→ Materials provided
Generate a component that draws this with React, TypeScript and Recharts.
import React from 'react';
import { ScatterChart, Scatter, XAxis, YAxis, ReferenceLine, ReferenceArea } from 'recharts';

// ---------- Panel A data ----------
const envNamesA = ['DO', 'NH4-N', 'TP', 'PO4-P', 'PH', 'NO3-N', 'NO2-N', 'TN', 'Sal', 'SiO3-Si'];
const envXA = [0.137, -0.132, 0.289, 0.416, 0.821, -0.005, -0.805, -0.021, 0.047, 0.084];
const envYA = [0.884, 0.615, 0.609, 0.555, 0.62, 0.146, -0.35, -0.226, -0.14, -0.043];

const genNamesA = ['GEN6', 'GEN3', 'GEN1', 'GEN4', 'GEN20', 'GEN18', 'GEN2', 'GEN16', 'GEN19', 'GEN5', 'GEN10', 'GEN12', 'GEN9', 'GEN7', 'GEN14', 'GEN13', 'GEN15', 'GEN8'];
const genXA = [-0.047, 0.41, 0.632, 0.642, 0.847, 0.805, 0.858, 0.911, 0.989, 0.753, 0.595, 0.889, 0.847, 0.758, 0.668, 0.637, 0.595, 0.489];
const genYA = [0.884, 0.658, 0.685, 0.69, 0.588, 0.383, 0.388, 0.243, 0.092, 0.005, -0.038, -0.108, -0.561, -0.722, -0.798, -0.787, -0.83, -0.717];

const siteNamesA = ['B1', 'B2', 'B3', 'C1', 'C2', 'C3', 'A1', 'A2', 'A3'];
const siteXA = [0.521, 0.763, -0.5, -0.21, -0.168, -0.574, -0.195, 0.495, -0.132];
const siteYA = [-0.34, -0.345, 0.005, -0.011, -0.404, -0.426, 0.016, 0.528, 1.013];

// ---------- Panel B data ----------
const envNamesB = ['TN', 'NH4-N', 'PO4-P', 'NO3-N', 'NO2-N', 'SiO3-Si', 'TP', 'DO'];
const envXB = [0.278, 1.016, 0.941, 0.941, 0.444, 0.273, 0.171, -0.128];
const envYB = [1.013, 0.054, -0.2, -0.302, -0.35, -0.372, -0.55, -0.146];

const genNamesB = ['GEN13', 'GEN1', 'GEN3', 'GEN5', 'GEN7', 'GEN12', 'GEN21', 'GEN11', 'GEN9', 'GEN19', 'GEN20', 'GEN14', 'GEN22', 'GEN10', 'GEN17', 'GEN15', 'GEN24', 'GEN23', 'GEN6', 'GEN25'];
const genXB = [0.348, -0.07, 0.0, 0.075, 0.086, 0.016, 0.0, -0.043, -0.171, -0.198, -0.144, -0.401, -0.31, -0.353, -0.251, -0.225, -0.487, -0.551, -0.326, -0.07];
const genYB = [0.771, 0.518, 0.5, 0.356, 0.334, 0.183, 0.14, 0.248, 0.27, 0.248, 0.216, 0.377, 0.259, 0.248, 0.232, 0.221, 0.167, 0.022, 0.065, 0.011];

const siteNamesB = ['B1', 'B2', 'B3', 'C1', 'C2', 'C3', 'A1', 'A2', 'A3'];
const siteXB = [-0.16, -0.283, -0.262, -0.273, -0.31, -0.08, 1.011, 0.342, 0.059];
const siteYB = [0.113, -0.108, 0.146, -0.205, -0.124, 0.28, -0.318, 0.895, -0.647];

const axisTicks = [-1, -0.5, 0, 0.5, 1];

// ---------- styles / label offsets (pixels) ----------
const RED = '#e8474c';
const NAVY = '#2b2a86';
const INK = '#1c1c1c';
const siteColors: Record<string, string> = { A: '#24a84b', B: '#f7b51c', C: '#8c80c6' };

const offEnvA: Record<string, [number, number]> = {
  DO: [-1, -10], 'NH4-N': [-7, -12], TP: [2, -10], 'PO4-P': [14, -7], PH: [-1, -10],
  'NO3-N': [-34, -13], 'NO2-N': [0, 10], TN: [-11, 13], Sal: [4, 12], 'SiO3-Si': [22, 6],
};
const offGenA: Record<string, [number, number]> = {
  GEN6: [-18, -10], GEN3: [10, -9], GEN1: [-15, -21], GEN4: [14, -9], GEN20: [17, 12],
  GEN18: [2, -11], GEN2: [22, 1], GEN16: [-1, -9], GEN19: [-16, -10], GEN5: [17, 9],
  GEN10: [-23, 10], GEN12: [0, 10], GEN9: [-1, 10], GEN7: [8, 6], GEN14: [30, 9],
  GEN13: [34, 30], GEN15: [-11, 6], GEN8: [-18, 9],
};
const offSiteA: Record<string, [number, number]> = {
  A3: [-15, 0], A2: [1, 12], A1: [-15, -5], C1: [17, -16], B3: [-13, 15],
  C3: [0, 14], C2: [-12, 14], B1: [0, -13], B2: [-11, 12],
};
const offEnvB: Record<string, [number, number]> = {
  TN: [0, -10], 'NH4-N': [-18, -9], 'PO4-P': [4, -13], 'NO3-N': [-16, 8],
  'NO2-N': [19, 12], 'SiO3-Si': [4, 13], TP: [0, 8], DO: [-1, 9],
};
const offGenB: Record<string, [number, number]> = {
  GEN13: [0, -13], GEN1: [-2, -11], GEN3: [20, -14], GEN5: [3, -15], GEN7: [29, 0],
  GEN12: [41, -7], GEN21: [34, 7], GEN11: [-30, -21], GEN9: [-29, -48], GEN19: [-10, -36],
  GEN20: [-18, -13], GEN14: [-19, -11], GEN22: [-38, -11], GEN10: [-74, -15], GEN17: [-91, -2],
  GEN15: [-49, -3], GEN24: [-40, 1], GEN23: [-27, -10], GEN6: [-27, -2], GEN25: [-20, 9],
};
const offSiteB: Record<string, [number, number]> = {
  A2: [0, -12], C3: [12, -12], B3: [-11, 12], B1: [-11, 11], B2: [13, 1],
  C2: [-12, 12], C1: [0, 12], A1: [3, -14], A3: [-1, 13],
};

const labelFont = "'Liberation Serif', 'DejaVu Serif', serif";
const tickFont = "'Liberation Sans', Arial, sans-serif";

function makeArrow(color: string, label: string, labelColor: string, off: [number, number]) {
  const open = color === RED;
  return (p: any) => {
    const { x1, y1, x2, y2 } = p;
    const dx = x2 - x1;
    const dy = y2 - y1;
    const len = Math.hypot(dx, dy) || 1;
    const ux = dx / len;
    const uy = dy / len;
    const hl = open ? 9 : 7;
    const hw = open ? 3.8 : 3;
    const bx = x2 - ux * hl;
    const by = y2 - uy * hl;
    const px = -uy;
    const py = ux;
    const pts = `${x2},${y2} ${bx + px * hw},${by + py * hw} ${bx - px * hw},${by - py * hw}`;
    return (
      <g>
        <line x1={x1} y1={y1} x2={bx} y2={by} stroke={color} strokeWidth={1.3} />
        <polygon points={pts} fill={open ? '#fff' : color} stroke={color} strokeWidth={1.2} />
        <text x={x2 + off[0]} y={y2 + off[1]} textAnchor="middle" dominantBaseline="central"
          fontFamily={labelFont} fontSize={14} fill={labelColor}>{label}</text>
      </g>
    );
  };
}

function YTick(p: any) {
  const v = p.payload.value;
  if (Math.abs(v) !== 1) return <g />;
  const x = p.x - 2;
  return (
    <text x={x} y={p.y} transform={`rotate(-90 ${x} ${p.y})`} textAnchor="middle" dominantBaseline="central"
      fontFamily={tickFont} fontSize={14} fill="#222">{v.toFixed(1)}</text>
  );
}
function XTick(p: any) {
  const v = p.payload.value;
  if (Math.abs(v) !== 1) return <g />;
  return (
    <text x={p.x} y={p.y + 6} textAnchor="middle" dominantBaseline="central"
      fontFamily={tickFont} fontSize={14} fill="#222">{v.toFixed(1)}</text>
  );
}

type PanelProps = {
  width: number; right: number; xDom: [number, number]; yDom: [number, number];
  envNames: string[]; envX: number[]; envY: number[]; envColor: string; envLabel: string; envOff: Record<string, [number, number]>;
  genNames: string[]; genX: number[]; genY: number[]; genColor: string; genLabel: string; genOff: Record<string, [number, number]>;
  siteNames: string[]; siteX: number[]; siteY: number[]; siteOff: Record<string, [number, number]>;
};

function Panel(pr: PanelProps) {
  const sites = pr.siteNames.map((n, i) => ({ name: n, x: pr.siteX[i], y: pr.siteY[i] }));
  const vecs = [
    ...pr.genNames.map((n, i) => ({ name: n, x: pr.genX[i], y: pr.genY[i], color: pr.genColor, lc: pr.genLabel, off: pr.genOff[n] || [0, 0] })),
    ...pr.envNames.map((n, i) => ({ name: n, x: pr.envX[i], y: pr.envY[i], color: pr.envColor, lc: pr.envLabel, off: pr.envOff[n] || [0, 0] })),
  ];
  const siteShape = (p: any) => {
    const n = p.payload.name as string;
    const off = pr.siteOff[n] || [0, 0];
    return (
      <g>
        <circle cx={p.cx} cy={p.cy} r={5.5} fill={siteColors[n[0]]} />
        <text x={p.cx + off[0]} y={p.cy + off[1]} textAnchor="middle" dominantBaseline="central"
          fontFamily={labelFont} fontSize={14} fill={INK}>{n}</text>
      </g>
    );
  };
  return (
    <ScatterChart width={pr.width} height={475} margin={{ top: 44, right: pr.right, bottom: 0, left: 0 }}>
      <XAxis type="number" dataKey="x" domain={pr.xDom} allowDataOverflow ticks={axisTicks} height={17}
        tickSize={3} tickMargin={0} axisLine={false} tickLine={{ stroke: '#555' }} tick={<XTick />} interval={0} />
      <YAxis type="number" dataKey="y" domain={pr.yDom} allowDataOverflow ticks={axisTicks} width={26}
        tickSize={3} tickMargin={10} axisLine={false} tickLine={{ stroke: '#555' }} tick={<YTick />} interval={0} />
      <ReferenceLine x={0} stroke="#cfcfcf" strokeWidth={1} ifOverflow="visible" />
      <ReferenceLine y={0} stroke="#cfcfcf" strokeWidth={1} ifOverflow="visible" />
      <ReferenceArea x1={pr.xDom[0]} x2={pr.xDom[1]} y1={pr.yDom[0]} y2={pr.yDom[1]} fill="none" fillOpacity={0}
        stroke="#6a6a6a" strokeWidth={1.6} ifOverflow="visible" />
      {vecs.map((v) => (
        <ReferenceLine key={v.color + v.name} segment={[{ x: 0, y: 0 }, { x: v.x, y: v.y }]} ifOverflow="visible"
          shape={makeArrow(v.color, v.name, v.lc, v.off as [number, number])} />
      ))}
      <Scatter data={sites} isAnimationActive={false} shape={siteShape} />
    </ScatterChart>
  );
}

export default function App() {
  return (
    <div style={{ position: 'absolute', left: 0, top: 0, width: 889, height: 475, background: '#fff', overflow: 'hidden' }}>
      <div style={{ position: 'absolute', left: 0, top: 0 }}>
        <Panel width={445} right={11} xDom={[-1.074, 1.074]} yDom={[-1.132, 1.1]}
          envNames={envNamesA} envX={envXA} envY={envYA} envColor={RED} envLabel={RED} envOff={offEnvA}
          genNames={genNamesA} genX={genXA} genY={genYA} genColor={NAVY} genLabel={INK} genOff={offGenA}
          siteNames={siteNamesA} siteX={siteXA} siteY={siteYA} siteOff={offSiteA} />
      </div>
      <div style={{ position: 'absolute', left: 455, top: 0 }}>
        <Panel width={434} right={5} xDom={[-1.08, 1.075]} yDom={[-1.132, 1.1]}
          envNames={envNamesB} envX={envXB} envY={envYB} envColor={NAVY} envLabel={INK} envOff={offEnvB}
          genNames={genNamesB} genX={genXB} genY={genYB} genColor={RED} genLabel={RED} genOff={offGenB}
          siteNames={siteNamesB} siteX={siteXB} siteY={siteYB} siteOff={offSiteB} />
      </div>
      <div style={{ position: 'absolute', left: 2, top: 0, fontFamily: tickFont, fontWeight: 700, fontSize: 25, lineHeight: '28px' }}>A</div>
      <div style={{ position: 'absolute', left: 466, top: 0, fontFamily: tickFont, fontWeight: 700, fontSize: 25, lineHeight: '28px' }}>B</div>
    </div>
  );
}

...

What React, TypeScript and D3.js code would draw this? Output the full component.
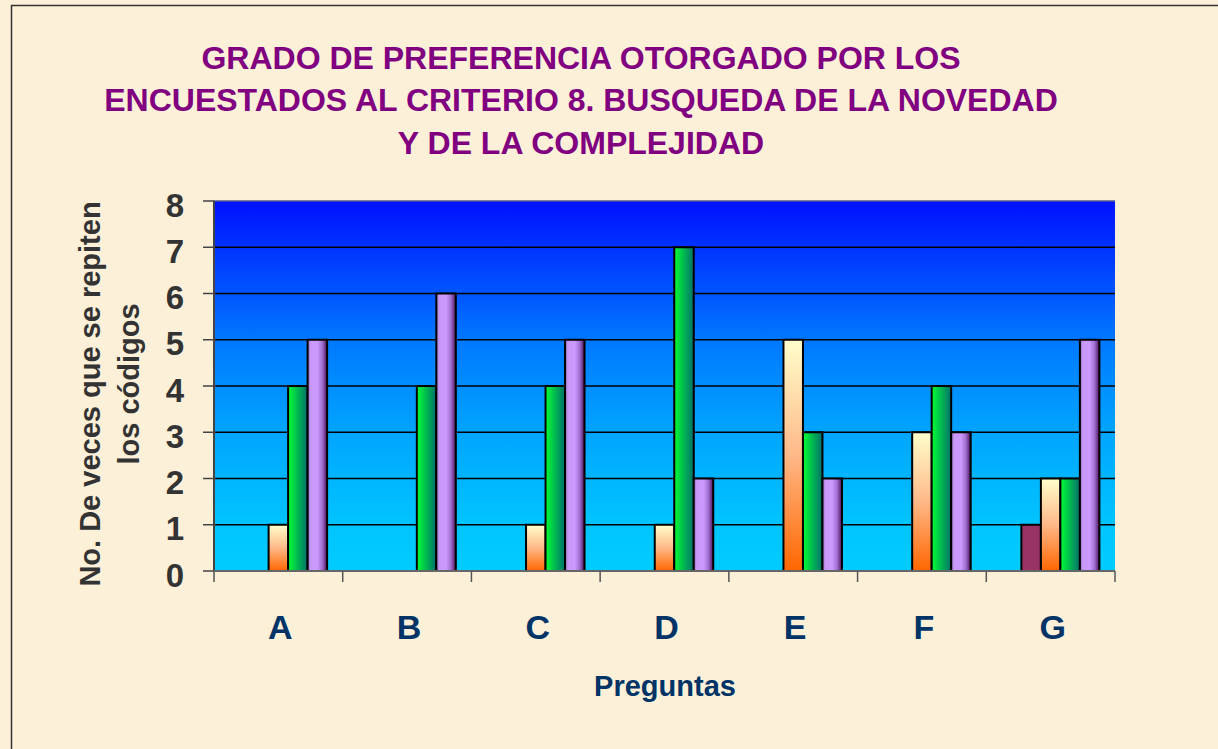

---

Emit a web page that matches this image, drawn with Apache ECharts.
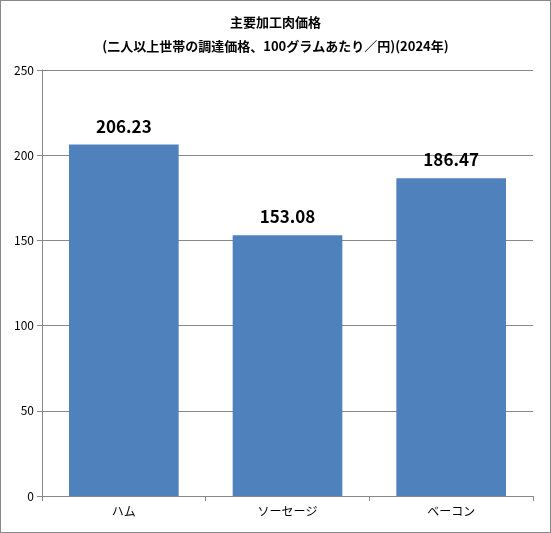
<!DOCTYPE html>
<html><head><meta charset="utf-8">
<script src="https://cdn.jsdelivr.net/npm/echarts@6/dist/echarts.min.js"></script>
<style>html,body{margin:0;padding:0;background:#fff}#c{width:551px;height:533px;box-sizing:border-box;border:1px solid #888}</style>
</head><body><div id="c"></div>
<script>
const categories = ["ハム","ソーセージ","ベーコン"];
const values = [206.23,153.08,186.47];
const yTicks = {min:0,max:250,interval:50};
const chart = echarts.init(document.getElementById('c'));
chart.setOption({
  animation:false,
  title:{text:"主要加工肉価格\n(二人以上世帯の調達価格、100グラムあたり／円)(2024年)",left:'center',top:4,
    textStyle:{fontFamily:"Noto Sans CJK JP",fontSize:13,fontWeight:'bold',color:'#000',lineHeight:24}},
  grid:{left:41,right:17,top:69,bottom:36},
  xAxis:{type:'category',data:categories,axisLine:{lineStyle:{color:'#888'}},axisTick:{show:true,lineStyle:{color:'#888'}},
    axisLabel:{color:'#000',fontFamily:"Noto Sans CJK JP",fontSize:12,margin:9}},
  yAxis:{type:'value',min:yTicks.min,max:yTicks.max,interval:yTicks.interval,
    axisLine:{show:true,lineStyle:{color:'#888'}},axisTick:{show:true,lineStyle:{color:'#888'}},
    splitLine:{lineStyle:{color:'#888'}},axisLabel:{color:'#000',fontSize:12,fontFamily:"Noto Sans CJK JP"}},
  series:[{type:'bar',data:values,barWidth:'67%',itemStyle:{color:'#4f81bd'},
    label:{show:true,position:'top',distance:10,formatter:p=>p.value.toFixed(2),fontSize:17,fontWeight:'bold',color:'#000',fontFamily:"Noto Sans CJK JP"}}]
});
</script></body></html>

→ Problem to work on
This exercise asks for the lines from the line with "Generate a component" to the line with "YAxis, ReferenceLine, ReferenceArea", both lines included, set down exactly and with nothing else.

→ Exercise solution
Generate a component that draws this with React, TypeScript and Recharts.
import React from 'react';
import { ScatterChart, Scatter, XAxis, YAxis, ReferenceLine, ReferenceArea } from 'recharts';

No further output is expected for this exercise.